Breaking the attack chain
Attackers will continue to rely on the same technique - targeting employees with an email in an attempt to gain a foothold into an organisation and move laterally, doing as much damage as they can. They depend on this technique because, put simply, it works and will continue to do so unless organisations consider how they can break the links in the attack chain.

When we look at opportunities for organisations to break the attack chain, the first step is to stop the initial compromise in the first place. This is where a robust email security strategy is crucial. From Business Email Compromise (BEC) attacks, cloud account takeovers or cyber criminals using trusted third parties to compromise the organisation through their supplier, an initial email can lead to compromise. After the initial compromise, they have access to your domain, giving them access to email accounts and the ability to commit fraud.

Worryingly, compromised accounts can often go undetected, leaving no indicators of compromise or evidence of malware. And despite the deployment of privileged account management (PAM) and multifactor authentication (MFA), these attacks are still on the rise. If undetected, organisations are faced with an even bigger problem – that of privileged escalation and lateral movement within the networks.

To combat this, organisations need to implement technology to identify and respond to compromised users and remove what attackers need to complete their crime: privileged account access.
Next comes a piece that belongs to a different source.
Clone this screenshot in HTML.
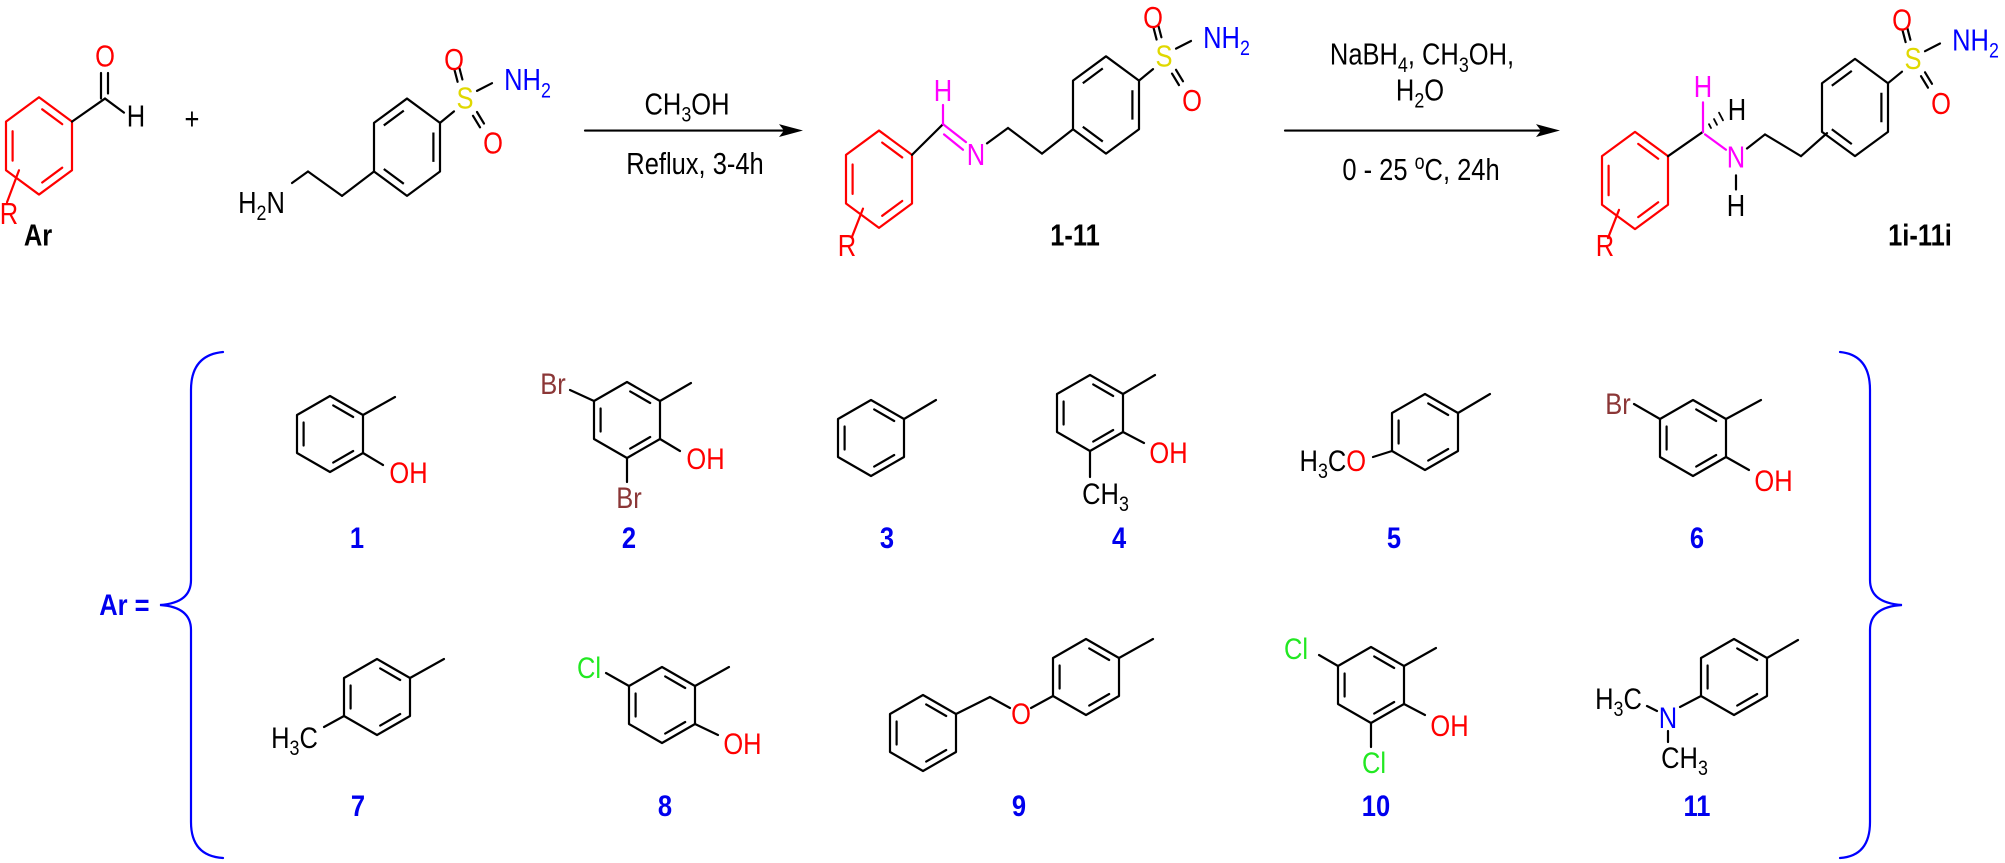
<!DOCTYPE html>
<html><head><meta charset="utf-8">
<style>
html,body{margin:0;padding:0;background:#fff;}
svg{display:block;}
svg text{font-family:"Liberation Sans",Arial,sans-serif;font-size:30px;transform-box:fill-box;transform-origin:center;transform:scaleX(0.85);}
.top text{transform:scale(0.85,0.8);}
line,polyline,path,polygon{vector-effect:non-scaling-stroke;}
.b{font-weight:bold;}
.lab{font-weight:bold;fill:#0000ee;}
.k{fill:#000}
.r{fill:#ff0000}
.m{fill:#ff00ff}
.bl{fill:#0000ff}
.y{fill:#e0d800}
.br{fill:#8b3636}
.g{fill:#22e822}
</style></head>
<body>
<svg width="2005" height="863" viewBox="0 0 2005 863" xmlns="http://www.w3.org/2000/svg">
<defs>
<g id="ringA" fill="none" stroke="currentColor" stroke-width="2.2" stroke-linejoin="round">
<path d="M0,-38 L33,-19 L33,19 L0,38 L-33,19 L-33,-19 Z"/>
<path d="M3.2,-28.6 L23.2,-17 M-26.4,-11.5 L-26.4,11.5 M3.2,28.6 L23.2,17"/>
</g>
<g id="ringB" fill="none" stroke="currentColor" stroke-width="2.2" stroke-linejoin="round">
<path d="M0,-38 L33,-19 L33,19 L0,38 L-33,19 L-33,-19 Z"/>
<path d="M-3.2,-28.6 L-23.2,-17 M26.4,-11.5 L26.4,11.5 M-3.2,28.6 L-23.2,17"/>
</g>
</defs>

<!-- ================= TOP (scaled vertically) ================= -->
<g class="top" transform="scale(1,1.28)">
<g stroke="#000" stroke-width="2.2" fill="none" stroke-linecap="round">
<use href="#ringA" x="39" y="114" color="#ff0000"/>
<line x1="7" y1="158" x2="19" y2="133" stroke="#ff0000"/>
<line x1="72" y1="95" x2="105" y2="77"/>
<line x1="101" y1="77" x2="101" y2="57"/>
<line x1="108" y1="73" x2="108" y2="57"/>
<line x1="105" y1="77" x2="124" y2="88"/>

<line x1="374" y1="134" x2="342" y2="153"/>
<line x1="342" y1="153" x2="308" y2="134"/>
<line x1="308" y1="134" x2="292" y2="143"/>

<line x1="585" y1="102" x2="790" y2="102"/>

<use href="#ringA" x="879" y="140" color="#ff0000"/>
<line x1="852" y1="185" x2="863" y2="163" stroke="#ff0000"/>
<line x1="912" y1="121" x2="943" y2="97"/>
<line x1="943" y1="97" x2="943" y2="82" stroke="#ff00ff"/>
<line x1="943" y1="97" x2="966" y2="111" stroke="#ff00ff"/>
<line x1="944" y1="105" x2="963" y2="117" stroke="#ff00ff"/>
<polyline points="987,112 1008,100 1042,120 1073,101"/>

<line x1="1285" y1="102" x2="1550" y2="102"/>

<use href="#ringA" x="1635" y="141" color="#ff0000"/>
<line x1="1608" y1="186" x2="1619" y2="164" stroke="#ff0000"/>
<line x1="1668" y1="122" x2="1703" y2="103"/>
<line x1="1703" y1="103" x2="1703" y2="80" stroke="#ff00ff"/>
<line x1="1705" y1="105" x2="1726" y2="117" stroke="#ff00ff"/>
<line x1="1709" y1="97" x2="1711" y2="100" stroke-width="1.8"/>
<line x1="1714" y1="93" x2="1717" y2="97.5" stroke-width="1.8"/>
<line x1="1719" y1="88" x2="1723" y2="94" stroke-width="1.8"/>
<line x1="1736" y1="137" x2="1736" y2="148"/>
<polyline points="1747,116 1765,105 1801,122 1827,104"/>
</g>

<polygon points="803,102 779,97 784,102 779,107" fill="#000"/>
<polygon points="1560,102 1536,97 1541,102 1536,107" fill="#000"/>

<g transform="translate(407,115)">
<use href="#ringB" x="0" y="0" color="#000"/>
<g stroke="#000" stroke-width="2.2" stroke-linecap="round">
<line x1="33" y1="-19" x2="47" y2="-28"/>
<line x1="55.4" y1="-52.9" x2="52.4" y2="-61.9"/><line x1="50.6" y1="-51.1" x2="47.6" y2="-60.1"/>
<line x1="70" y1="-27.5" x2="77" y2="-18.5"/><line x1="66" y1="-24.5" x2="73" y2="-15.5"/>
<line x1="70" y1="-44" x2="85" y2="-50"/>
</g>
<text x="58" y="-28" text-anchor="middle" class="y">S</text>
<text x="47" y="-58" text-anchor="middle" class="r">O</text>
<text x="86" y="7" text-anchor="middle" class="r">O</text>
<text x="93" y="-43" class="bl">NH<tspan font-size="21" dy="7">2</tspan></text>
</g>
<g transform="translate(1106,82)">
<use href="#ringB" x="0" y="0" color="#000"/>
<g stroke="#000" stroke-width="2.2" stroke-linecap="round">
<line x1="33" y1="-19" x2="47" y2="-28"/>
<line x1="55.4" y1="-52.9" x2="52.4" y2="-61.9"/><line x1="50.6" y1="-51.1" x2="47.6" y2="-60.1"/>
<line x1="70" y1="-27.5" x2="77" y2="-18.5"/><line x1="66" y1="-24.5" x2="73" y2="-15.5"/>
<line x1="70" y1="-44" x2="85" y2="-50"/>
</g>
<text x="58" y="-28" text-anchor="middle" class="y">S</text>
<text x="47" y="-58" text-anchor="middle" class="r">O</text>
<text x="86" y="7" text-anchor="middle" class="r">O</text>
<text x="93" y="-43" class="bl">NH<tspan font-size="21" dy="7">2</tspan></text>
</g>
<g transform="translate(1855,84)">
<use href="#ringB" x="0" y="0" color="#000"/>
<g stroke="#000" stroke-width="2.2" stroke-linecap="round">
<line x1="33" y1="-19" x2="47" y2="-28"/>
<line x1="55.4" y1="-52.9" x2="52.4" y2="-61.9"/><line x1="50.6" y1="-51.1" x2="47.6" y2="-60.1"/>
<line x1="70" y1="-27.5" x2="77" y2="-18.5"/><line x1="66" y1="-24.5" x2="73" y2="-15.5"/>
<line x1="70" y1="-44" x2="85" y2="-50"/>
</g>
<text x="58" y="-28" text-anchor="middle" class="y">S</text>
<text x="47" y="-58" text-anchor="middle" class="r">O</text>
<text x="86" y="7" text-anchor="middle" class="r">O</text>
<text x="93" y="-43" class="bl">NH<tspan font-size="21" dy="7">2</tspan></text>
</g>

<text x="9" y="177" text-anchor="middle" class="r">R</text>
<text x="105" y="54" text-anchor="middle" class="r">O</text>
<text x="136" y="101" text-anchor="middle" class="k">H</text>
<text x="192" y="103" text-anchor="middle" class="k">+</text>
<text x="289" y="168" text-anchor="end" class="k">H<tspan font-size="21" dy="7">2</tspan><tspan dy="-7">N</tspan></text>
<text x="38" y="194" text-anchor="middle" class="b k">Ar</text>

<text x="687" y="91" text-anchor="middle" class="k">CH<tspan font-size="21" dy="7">3</tspan><tspan dy="-7">OH</tspan></text>
<text x="695" y="138" text-anchor="middle" class="k">Reflux, 3-4h</text>

<text x="847" y="202" text-anchor="middle" class="r">R</text>
<text x="943" y="81" text-anchor="middle" class="m">H</text>
<text x="976" y="131" text-anchor="middle" class="m">N</text>
<text x="1075" y="194" text-anchor="middle" class="b k">1-11</text>

<text x="1422" y="52" text-anchor="middle" class="k">NaBH<tspan font-size="21" dy="7">4</tspan><tspan dy="-7">, CH</tspan><tspan font-size="21" dy="7">3</tspan><tspan dy="-7">OH,</tspan></text>
<text x="1420" y="80" text-anchor="middle" class="k">H<tspan font-size="21" dy="7">2</tspan><tspan dy="-7">O</tspan></text>
<text x="1421" y="143" text-anchor="middle" class="k">0 - 25 <tspan font-size="21" dy="-11">o</tspan><tspan dy="11">C, 24h</tspan></text>

<text x="1605" y="202" text-anchor="middle" class="r">R</text>
<text x="1703" y="78" text-anchor="middle" class="m">H</text>
<text x="1737" y="96" text-anchor="middle" class="k">H</text>
<text x="1736" y="133" text-anchor="middle" class="m">N</text>
<text x="1736" y="171" text-anchor="middle" class="k">H</text>
<text x="1920" y="194" text-anchor="middle" class="b k">1i-11i</text>
</g>

<!-- ================= BOTTOM ================= -->
<g stroke="#000" stroke-width="2.2" fill="none" stroke-linecap="round">
<path d="M223,352 Q191,355 191,390 L191,580 Q191,603 160,605 Q191,607 191,630 L191,822 Q191,856 223,858" stroke="#0000ff"/>
<path d="M1840,352 Q1870,355 1870,390 L1870,580 Q1870,603 1902,605 Q1870,607 1870,630 L1870,822 Q1870,856 1840,858" stroke="#0000ff"/>

<use href="#ringA" x="330" y="434" color="#000"/>
<line x1="363" y1="415" x2="395" y2="397"/>
<line x1="363" y1="453" x2="383" y2="465"/>

<use href="#ringA" x="627" y="420" color="#000"/>
<line x1="660" y1="401" x2="691" y2="383"/>
<line x1="594" y1="401" x2="570" y2="390"/>
<line x1="660" y1="439" x2="680" y2="451"/>
<line x1="627" y1="458" x2="627" y2="482"/>

<use href="#ringA" x="871" y="438" color="#000"/>
<line x1="904" y1="419" x2="936" y2="400"/>

<use href="#ringA" x="1090" y="413" color="#000"/>
<line x1="1123" y1="394" x2="1155" y2="375"/>
<line x1="1123" y1="432" x2="1144" y2="443"/>
<line x1="1090" y1="451" x2="1090" y2="477"/>

<use href="#ringA" x="1425" y="432" color="#000"/>
<line x1="1458" y1="413" x2="1490" y2="394"/>
<line x1="1392" y1="451" x2="1373" y2="457"/>

<use href="#ringA" x="1693" y="438" color="#000"/>
<line x1="1726" y1="419" x2="1761" y2="400"/>
<line x1="1660" y1="419" x2="1634" y2="404"/>
<line x1="1726" y1="457" x2="1749" y2="470"/>

<use href="#ringA" x="377" y="697" color="#000"/>
<line x1="410" y1="678" x2="444" y2="659"/>
<line x1="344" y1="716" x2="324" y2="727"/>

<use href="#ringA" x="662" y="705" color="#000"/>
<line x1="695" y1="686" x2="729" y2="667"/>
<line x1="629" y1="686" x2="606" y2="673"/>
<line x1="695" y1="724" x2="718" y2="735"/>

<use href="#ringA" x="923" y="733" color="#000"/>
<line x1="956" y1="714" x2="990" y2="697"/>
<line x1="990" y1="697" x2="1010" y2="708"/>
<use href="#ringA" x="1086" y="677" color="#000"/>
<line x1="1031" y1="708" x2="1053" y2="696"/>
<line x1="1119" y1="658" x2="1153" y2="639"/>

<use href="#ringA" x="1371" y="685" color="#000"/>
<line x1="1404" y1="666" x2="1436" y2="648"/>
<line x1="1338" y1="666" x2="1319" y2="655"/>
<line x1="1404" y1="704" x2="1425" y2="715"/>
<line x1="1371" y1="723" x2="1371" y2="747"/>

<use href="#ringA" x="1734" y="677" color="#000"/>
<line x1="1767" y1="658" x2="1798" y2="640"/>
<line x1="1701" y1="696" x2="1680" y2="707"/>
<line x1="1647" y1="706" x2="1657" y2="711"/>
<line x1="1668" y1="731" x2="1668" y2="742"/>
</g>

<text x="154" y="615" text-anchor="end" class="lab">Ar =</text>

<text x="386" y="483" class="r">OH</text>
<text x="357" y="548" text-anchor="middle" class="lab">1</text>

<text x="553" y="394" text-anchor="middle" class="br">Br</text>
<text x="683" y="469" class="r">OH</text>
<text x="629" y="508" text-anchor="middle" class="br">Br</text>
<text x="629" y="548" text-anchor="middle" class="lab">2</text>

<text x="887" y="548" text-anchor="middle" class="lab">3</text>

<text x="1146" y="463" class="r">OH</text>
<text x="1078" y="504" class="k">CH<tspan font-size="21" dy="7">3</tspan></text>
<text x="1119" y="548" text-anchor="middle" class="lab">4</text>

<text x="1372" y="471" text-anchor="end" class="k">H<tspan font-size="21" dy="7">3</tspan><tspan dy="-7">C</tspan><tspan class="r">O</tspan></text>
<text x="1394" y="548" text-anchor="middle" class="lab">5</text>

<text x="1618" y="414" text-anchor="middle" class="br">Br</text>
<text x="1751" y="491" class="r">OH</text>
<text x="1697" y="548" text-anchor="middle" class="lab">6</text>

<text x="322" y="748" text-anchor="end" class="k">H<tspan font-size="21" dy="7">3</tspan><tspan dy="-7">C</tspan></text>
<text x="358" y="816" text-anchor="middle" class="lab">7</text>

<text x="589" y="678" text-anchor="middle" class="g">Cl</text>
<text x="720" y="754" class="r">OH</text>
<text x="665" y="816" text-anchor="middle" class="lab">8</text>

<text x="1021" y="724" text-anchor="middle" class="r">O</text>
<text x="1019" y="816" text-anchor="middle" class="lab">9</text>

<text x="1296" y="659" text-anchor="middle" class="g">Cl</text>
<text x="1427" y="736" class="r">OH</text>
<text x="1374" y="773" text-anchor="middle" class="g">Cl</text>
<text x="1376" y="816" text-anchor="middle" class="lab">10</text>

<text x="1646" y="709" text-anchor="end" class="k">H<tspan font-size="21" dy="7">3</tspan><tspan dy="-7">C</tspan></text>
<text x="1668" y="728" text-anchor="middle" class="bl">N</text>
<text x="1657" y="768" class="k">CH<tspan font-size="21" dy="7">3</tspan></text>
<text x="1697" y="816" text-anchor="middle" class="lab">11</text>
</svg>
</body></html>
A unique approach to identity threat detection and response (ITDR) will help organisations remediate privileged identity risks and understand the potential ramifications of compromise, such as access to critical data and intellectual property.

By implementing such robust technical controls, organisations are able to prevent initial identity theft and compromise. However, as with all threats, a combination of people, processes and technology is crucial.

Security is a shared responsibility. We must empower people at all levels within our organisations to understand security and the risky behaviours that can lead to breaches. Training and awareness programs are crucial, but one size does not fit all. Make sure your program is from the perspective of the user – make it relevant to their work and personal lives. 

Organisations in Australia still have more to do in this regard. As per Proofpoint’s 2023 State of the Phish report, just 67% of Australian organisations with a security awareness program train their entire workforce. Although this is higher than the global average of 56%, just 37% of Australian organisations conduct phishing simulations, meaning a critical component to building an effective security awareness program is being missed.

According to the latest Data Breach Investigation Report (DBIR), 74% of breaches involve the human element to be successful. When your people are that vital to an attack, they need to be a vital part of your defence. Cybercriminals spend day and night trying to penetrate your networks, systems, and data. The least we can do is make them work a little harder.